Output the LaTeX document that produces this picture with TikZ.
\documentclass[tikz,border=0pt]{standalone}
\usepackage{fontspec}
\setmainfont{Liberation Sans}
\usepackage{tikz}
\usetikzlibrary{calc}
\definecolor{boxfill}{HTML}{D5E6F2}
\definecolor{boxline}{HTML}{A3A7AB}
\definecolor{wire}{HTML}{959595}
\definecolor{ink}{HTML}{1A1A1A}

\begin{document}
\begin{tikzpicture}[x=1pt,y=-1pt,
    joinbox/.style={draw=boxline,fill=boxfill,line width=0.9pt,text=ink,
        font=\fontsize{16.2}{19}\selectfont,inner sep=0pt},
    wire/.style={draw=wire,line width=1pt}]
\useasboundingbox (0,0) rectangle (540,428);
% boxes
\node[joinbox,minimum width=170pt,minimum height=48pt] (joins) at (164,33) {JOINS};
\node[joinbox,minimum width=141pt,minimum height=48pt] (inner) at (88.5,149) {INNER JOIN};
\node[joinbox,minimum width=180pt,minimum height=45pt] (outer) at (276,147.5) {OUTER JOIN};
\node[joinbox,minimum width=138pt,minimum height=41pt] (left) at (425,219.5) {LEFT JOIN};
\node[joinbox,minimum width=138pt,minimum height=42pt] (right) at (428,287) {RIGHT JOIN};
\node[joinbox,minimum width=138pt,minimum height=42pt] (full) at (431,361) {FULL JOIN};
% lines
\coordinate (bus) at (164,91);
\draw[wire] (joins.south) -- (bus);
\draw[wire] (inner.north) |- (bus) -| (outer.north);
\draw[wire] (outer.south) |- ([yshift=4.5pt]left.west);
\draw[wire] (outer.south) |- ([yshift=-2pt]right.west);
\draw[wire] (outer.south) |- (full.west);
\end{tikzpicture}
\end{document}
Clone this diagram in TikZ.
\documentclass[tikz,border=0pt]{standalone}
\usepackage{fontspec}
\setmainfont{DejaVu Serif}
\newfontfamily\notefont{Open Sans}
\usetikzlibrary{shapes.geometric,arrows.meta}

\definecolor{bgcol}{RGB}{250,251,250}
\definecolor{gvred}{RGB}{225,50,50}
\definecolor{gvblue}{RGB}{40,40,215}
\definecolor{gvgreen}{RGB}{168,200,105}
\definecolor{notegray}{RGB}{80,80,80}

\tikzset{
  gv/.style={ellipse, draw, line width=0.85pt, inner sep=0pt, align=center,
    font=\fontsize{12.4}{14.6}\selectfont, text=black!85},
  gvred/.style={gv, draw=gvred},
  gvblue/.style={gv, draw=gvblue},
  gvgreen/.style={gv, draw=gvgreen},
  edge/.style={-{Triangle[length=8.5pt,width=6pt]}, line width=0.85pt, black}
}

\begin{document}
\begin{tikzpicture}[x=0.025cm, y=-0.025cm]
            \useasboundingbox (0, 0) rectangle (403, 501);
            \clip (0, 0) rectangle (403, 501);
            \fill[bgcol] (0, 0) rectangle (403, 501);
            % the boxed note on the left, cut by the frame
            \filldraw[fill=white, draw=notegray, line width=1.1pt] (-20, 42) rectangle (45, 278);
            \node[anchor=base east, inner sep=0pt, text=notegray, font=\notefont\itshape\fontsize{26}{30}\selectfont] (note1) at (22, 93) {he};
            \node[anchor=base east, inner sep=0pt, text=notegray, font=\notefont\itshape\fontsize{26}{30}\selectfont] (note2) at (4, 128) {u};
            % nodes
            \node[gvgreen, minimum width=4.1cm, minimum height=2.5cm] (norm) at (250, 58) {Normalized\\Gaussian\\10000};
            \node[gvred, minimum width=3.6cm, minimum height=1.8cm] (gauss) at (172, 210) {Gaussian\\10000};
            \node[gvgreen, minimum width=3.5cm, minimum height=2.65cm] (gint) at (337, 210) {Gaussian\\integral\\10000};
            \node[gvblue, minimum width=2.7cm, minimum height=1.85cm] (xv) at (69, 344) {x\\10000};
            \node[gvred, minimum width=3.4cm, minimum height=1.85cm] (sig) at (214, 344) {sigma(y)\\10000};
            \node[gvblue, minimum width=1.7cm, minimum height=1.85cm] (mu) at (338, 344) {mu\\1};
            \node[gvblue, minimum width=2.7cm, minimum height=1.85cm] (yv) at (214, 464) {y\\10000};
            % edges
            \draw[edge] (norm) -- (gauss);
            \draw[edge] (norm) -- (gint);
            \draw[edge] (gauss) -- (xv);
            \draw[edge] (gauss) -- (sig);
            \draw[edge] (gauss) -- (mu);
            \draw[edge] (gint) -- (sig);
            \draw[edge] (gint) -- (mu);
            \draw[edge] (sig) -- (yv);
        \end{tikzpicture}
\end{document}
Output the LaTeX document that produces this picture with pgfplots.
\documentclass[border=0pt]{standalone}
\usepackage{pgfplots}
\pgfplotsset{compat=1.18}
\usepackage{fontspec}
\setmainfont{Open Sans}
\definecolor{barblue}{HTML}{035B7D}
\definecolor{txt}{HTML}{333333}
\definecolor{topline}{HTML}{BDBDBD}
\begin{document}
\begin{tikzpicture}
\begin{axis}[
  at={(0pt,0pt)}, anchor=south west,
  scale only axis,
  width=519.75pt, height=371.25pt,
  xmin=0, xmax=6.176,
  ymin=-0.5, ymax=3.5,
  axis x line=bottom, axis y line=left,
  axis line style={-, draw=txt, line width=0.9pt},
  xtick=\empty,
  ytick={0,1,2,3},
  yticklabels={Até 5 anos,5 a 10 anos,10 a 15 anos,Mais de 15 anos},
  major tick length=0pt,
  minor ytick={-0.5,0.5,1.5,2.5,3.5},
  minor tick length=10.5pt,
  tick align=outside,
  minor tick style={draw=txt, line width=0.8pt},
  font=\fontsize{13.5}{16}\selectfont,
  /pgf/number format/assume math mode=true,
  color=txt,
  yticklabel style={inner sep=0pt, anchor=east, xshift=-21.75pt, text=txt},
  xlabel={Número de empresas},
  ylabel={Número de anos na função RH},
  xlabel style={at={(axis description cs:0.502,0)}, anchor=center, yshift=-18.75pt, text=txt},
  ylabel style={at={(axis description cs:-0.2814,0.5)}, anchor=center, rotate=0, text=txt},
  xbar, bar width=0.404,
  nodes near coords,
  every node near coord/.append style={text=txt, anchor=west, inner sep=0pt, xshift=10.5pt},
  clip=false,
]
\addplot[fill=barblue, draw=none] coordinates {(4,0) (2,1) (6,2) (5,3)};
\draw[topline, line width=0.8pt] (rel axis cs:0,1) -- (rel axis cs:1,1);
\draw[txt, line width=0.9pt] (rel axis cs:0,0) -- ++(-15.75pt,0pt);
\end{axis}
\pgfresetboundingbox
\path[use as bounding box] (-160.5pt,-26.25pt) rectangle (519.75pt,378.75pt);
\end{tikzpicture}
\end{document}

————

_STATED EXERCISE_
Copy out all lines that carry the word "with".

_WRITTEN ANSWER_
Output the LaTeX document that produces this picture with TikZ.
Output the LaTeX document that produces this picture with pgfplots.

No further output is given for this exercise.